Desmond Flood, Portfolio Manager, IQ-EQ Fund Management (Ireland) Limited:
Desmond Flood
Desmond Flood
Last year was challenging for the asset management industry. Aside from the macroeconomic backdrop, environmental and social issues (which are central to ESG integration) came under increased scrutiny, spearheaded by regulation in the form of the EU’s Sustainable Finance Disclosure Regulation (SFDR). Reporting on the EU Taxonomy and Principle Adverse Impact indicators presented an additional hurdle for asset managers. Many of the concerns around greenwashing have now been dealt with, given the rise in transparency and the binding criteria required in fund documentation.

This has already forced many funds to ‘downgrade’ from Article 9 to Article 8 status. With other regulators following suit, it will be interesting in 2023 to see how ESG fund names and labels change as managers are held to account.

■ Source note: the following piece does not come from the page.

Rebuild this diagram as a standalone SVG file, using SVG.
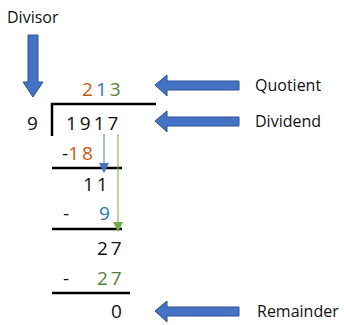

Asset managers will have to continue assessing the quality and consistency of data presented to them for some time to come. Digging deeper, we have to ask: will the use of Renewable Energy Credits (REC) be acceptable as an offset to GHG emissions, and how do you compare one company using RECs to another that does not? The measurement of both biodiversity and Scope 3 emissions data remains patchy, and Net Zero targets by companies need to be scrutinised. Targets for 2050, without interim milestones, are only passing the buck to the next generation. Improved corporate reporting and company engagement will be the answer in the long run.